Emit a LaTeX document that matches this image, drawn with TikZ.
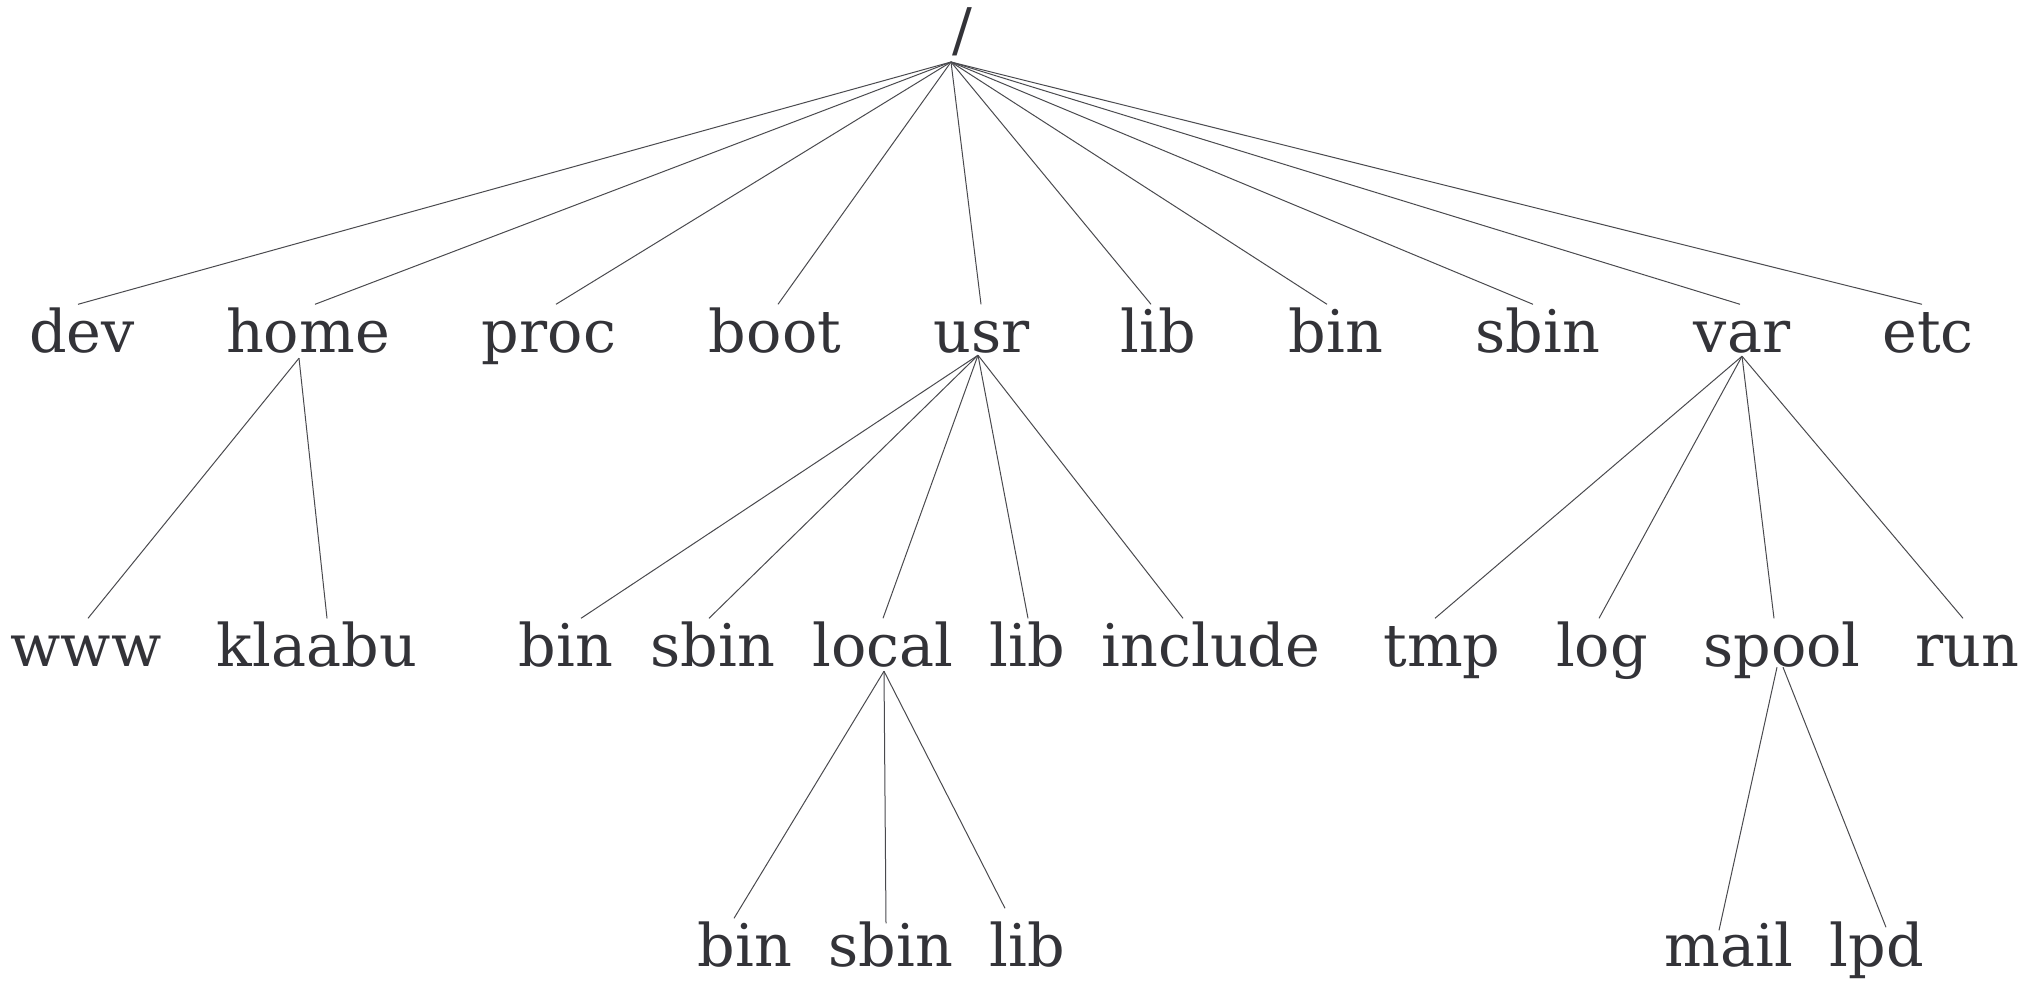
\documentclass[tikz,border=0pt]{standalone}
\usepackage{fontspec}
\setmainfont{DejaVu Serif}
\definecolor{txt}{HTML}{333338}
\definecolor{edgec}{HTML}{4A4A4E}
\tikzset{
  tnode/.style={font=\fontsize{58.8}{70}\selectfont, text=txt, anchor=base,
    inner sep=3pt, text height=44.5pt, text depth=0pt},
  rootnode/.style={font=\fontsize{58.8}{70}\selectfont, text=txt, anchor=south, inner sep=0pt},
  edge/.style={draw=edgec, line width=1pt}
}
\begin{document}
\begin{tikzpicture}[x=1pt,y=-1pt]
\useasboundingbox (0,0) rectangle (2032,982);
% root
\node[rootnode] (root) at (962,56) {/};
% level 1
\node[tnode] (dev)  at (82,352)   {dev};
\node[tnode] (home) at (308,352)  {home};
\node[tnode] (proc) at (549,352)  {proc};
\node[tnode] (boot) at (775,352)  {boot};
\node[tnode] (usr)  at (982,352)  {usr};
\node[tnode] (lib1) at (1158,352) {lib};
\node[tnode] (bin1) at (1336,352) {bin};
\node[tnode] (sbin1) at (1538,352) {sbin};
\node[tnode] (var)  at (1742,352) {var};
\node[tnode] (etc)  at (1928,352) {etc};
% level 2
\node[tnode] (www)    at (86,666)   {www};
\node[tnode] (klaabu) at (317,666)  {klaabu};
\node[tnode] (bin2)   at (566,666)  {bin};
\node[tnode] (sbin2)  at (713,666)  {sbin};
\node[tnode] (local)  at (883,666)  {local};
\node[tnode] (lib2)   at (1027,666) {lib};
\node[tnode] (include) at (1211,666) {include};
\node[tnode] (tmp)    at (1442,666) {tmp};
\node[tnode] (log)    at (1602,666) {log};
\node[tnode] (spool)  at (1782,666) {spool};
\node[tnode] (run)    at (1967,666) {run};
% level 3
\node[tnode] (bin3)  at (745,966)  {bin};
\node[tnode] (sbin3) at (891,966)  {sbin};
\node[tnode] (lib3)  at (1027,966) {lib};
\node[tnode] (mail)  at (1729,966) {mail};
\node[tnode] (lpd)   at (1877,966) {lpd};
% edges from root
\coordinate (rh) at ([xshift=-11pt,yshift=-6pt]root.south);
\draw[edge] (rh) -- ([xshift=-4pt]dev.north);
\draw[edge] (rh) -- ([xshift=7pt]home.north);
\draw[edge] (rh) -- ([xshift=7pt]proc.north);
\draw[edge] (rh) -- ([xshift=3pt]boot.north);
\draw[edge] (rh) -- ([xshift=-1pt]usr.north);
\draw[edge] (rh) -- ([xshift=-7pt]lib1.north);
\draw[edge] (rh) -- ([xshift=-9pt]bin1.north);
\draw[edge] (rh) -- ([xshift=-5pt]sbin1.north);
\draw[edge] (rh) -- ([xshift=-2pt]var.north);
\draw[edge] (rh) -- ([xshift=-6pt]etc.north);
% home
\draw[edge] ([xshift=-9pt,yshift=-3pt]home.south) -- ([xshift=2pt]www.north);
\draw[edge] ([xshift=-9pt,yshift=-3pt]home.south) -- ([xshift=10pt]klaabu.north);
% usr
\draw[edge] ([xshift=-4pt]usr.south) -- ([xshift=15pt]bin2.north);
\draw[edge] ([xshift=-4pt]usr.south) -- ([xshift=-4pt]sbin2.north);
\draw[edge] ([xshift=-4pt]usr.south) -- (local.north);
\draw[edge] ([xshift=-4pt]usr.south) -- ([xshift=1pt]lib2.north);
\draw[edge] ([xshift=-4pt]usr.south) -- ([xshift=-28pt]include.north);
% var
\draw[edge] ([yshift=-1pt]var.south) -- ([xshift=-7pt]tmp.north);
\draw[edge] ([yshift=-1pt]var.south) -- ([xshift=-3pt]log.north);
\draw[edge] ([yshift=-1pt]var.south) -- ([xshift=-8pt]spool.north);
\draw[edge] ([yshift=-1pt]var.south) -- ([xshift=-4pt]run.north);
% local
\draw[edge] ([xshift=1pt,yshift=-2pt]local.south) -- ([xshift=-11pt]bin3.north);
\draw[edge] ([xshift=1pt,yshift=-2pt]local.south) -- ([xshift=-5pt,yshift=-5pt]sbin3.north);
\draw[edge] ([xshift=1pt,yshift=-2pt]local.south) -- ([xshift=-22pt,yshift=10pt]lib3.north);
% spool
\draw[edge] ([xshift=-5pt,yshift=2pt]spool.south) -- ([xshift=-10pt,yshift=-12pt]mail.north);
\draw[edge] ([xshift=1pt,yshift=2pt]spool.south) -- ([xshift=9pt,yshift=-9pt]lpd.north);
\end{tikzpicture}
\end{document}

**Objective**:
Copy the data character for character, but drop all pictures from the copy.

**Task output**:
Emit a LaTeX document that matches this image, drawn with TikZ.
\documentclass[tikz,border=0pt]{standalone}
\usepackage{fontspec}
\setmainfont{DejaVu Serif}
\definecolor{txt}{HTML}{333338}
\definecolor{edgec}{HTML}{4A4A4E}
\tikzset{
  tnode/.style={font=\fontsize{58.8}{70}\selectfont, text=txt, anchor=base,
    inner sep=3pt, text height=44.5pt, text depth=0pt},
  rootnode/.style={font=\fontsize{58.8}{70}\selectfont, text=txt, anchor=south, inner sep=0pt},
  edge/.style={draw=edgec, line width=1pt}
}
\begin{document}
\begin{tikzpicture}[x=1pt,y=-1pt]
\useasboundingbox (0,0) rectangle (2032,982);
% root
\node[rootnode] (root) at (962,56) {/};
% level 1
\node[tnode] (dev)  at (82,352)   {dev};
\node[tnode] (home) at (308,352)  {home};
\node[tnode] (proc) at (549,352)  {proc};
\node[tnode] (boot) at (775,352)  {boot};
\node[tnode] (usr)  at (982,352)  {usr};
\node[tnode] (lib1) at (1158,352) {lib};
\node[tnode] (bin1) at (1336,352) {bin};
\node[tnode] (sbin1) at (1538,352) {sbin};
\node[tnode] (var)  at (1742,352) {var};
\node[tnode] (etc)  at (1928,352) {etc};
% level 2
\node[tnode] (www)    at (86,666)   {www};
\node[tnode] (klaabu) at (317,666)  {klaabu};
\node[tnode] (bin2)   at (566,666)  {bin};
\node[tnode] (sbin2)  at (713,666)  {sbin};
\node[tnode] (local)  at (883,666)  {local};
\node[tnode] (lib2)   at (1027,666) {lib};
\node[tnode] (include) at (1211,666) {include};
\node[tnode] (tmp)    at (1442,666) {tmp};
\node[tnode] (log)    at (1602,666) {log};
\node[tnode] (spool)  at (1782,666) {spool};
\node[tnode] (run)    at (1967,666) {run};
% level 3
\node[tnode] (bin3)  at (745,966)  {bin};
\node[tnode] (sbin3) at (891,966)  {sbin};
\node[tnode] (lib3)  at (1027,966) {lib};
\node[tnode] (mail)  at (1729,966) {mail};
\node[tnode] (lpd)   at (1877,966) {lpd};
% edges from root
\coordinate (rh) at ([xshift=-11pt,yshift=-6pt]root.south);
\draw[edge] (rh) -- ([xshift=-4pt]dev.north);
\draw[edge] (rh) -- ([xshift=7pt]home.north);
\draw[edge] (rh) -- ([xshift=7pt]proc.north);
\draw[edge] (rh) -- ([xshift=3pt]boot.north);
\draw[edge] (rh) -- ([xshift=-1pt]usr.north);
\draw[edge] (rh) -- ([xshift=-7pt]lib1.north);
\draw[edge] (rh) -- ([xshift=-9pt]bin1.north);
\draw[edge] (rh) -- ([xshift=-5pt]sbin1.north);
\draw[edge] (rh) -- ([xshift=-2pt]var.north);
\draw[edge] (rh) -- ([xshift=-6pt]etc.north);
% home
\draw[edge] ([xshift=-9pt,yshift=-3pt]home.south) -- ([xshift=2pt]www.north);
\draw[edge] ([xshift=-9pt,yshift=-3pt]home.south) -- ([xshift=10pt]klaabu.north);
% usr
\draw[edge] ([xshift=-4pt]usr.south) -- ([xshift=15pt]bin2.north);
\draw[edge] ([xshift=-4pt]usr.south) -- ([xshift=-4pt]sbin2.north);
\draw[edge] ([xshift=-4pt]usr.south) -- (local.north);
\draw[edge] ([xshift=-4pt]usr.south) -- ([xshift=1pt]lib2.north);
\draw[edge] ([xshift=-4pt]usr.south) -- ([xshift=-28pt]include.north);
% var
\draw[edge] ([yshift=-1pt]var.south) -- ([xshift=-7pt]tmp.north);
\draw[edge] ([yshift=-1pt]var.south) -- ([xshift=-3pt]log.north);
\draw[edge] ([yshift=-1pt]var.south) -- ([xshift=-8pt]spool.north);
\draw[edge] ([yshift=-1pt]var.south) -- ([xshift=-4pt]run.north);
% local
\draw[edge] ([xshift=1pt,yshift=-2pt]local.south) -- ([xshift=-11pt]bin3.north);
\draw[edge] ([xshift=1pt,yshift=-2pt]local.south) -- ([xshift=-5pt,yshift=-5pt]sbin3.north);
\draw[edge] ([xshift=1pt,yshift=-2pt]local.south) -- ([xshift=-22pt,yshift=10pt]lib3.north);
% spool
\draw[edge] ([xshift=-5pt,yshift=2pt]spool.south) -- ([xshift=-10pt,yshift=-12pt]mail.north);
\draw[edge] ([xshift=1pt,yshift=2pt]spool.south) -- ([xshift=9pt,yshift=-9pt]lpd.north);
\end{tikzpicture}
\end{document}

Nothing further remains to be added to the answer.